Our desire to want to bring down celebrities can also be considered part of the democratic process, Marshall adds. Like political leaders, celebrities embody power given to them by the public; when that relationship breaks down, Marshall said, the public is in essence not letting the celebrity “represent” them anymore.
“The celebrated person is one of us who emerges from the populace and rises above us,” Marshall explains. “And that also means that they can be called back. And I think part of why celebrities are kind of liquid in terms of power is they’re celebrated by the most populist kind of sentiment. They don’t have the weight of history that established aristocracy has.”
A love/hate relationship And yet the love/hate relationships we have with celebrities can also bring out unexpected emotions in us. This, according to Bonior, is why there was such an outpouring of grief following the death of Jackson.

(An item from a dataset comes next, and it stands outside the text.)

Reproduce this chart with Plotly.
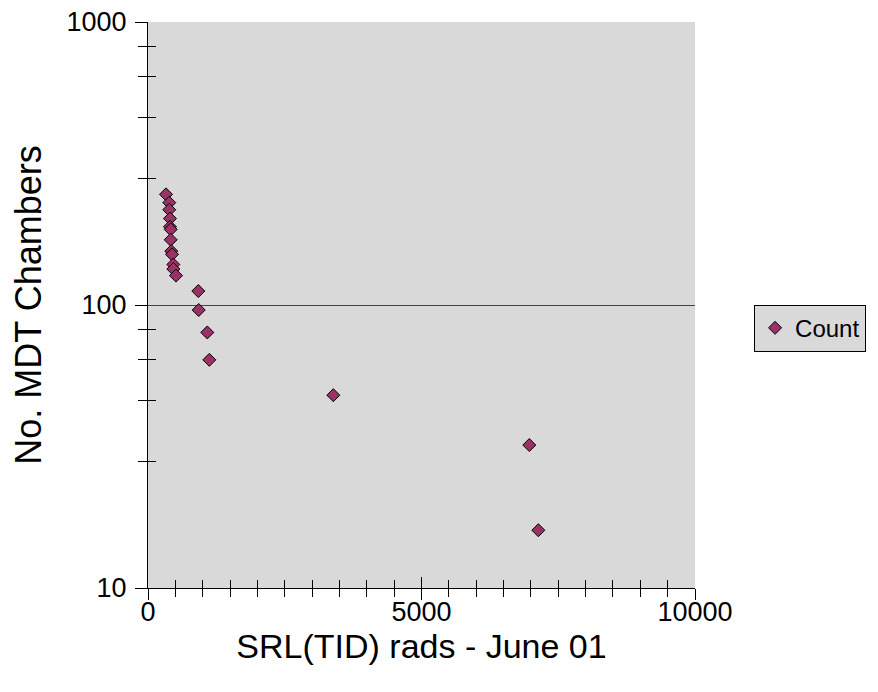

“I think there are a lot of people who had a lot of complicated feelings about him,” Bonior says. “They wanted to admire his sheer talent and his power on stage, but they had reservations about his personal life.”
As Geraldo Rivera pointed out, few celebrities wanted to be associated with Jackson before he died because of the allegations of child sexual abuse he battled. For years before that, though, Jackson was the butt of jokes and the object of public ridicule when his eccentricity turned into outright weirdness. All that changed when he died.
“Nobody wanted to shout from the rooftops a few weeks ago that he was the greatest entertainer alive because of this other stuff,” Bonior said. “But now they’re allowed to. His death, in a way, has provided a bit of a catharsis for people to let loose with all of those feelings.”
Jackson’s death might have caused the public to revise its perception about him, but our mixed feelings about people in the public arena aren’t likely to be altered, Bonior said: “You can even see that with Sarah Palin — this kind of reveling in the notion she’s being knocked down from what ever pedestal she had.”
So don’t expect Will and Jada to embody the current zeitgeist anytime soon. At this juncture in our culture, hitting the skids, not hitting it big with movies or CDs, seems to be the way into the public’s heart.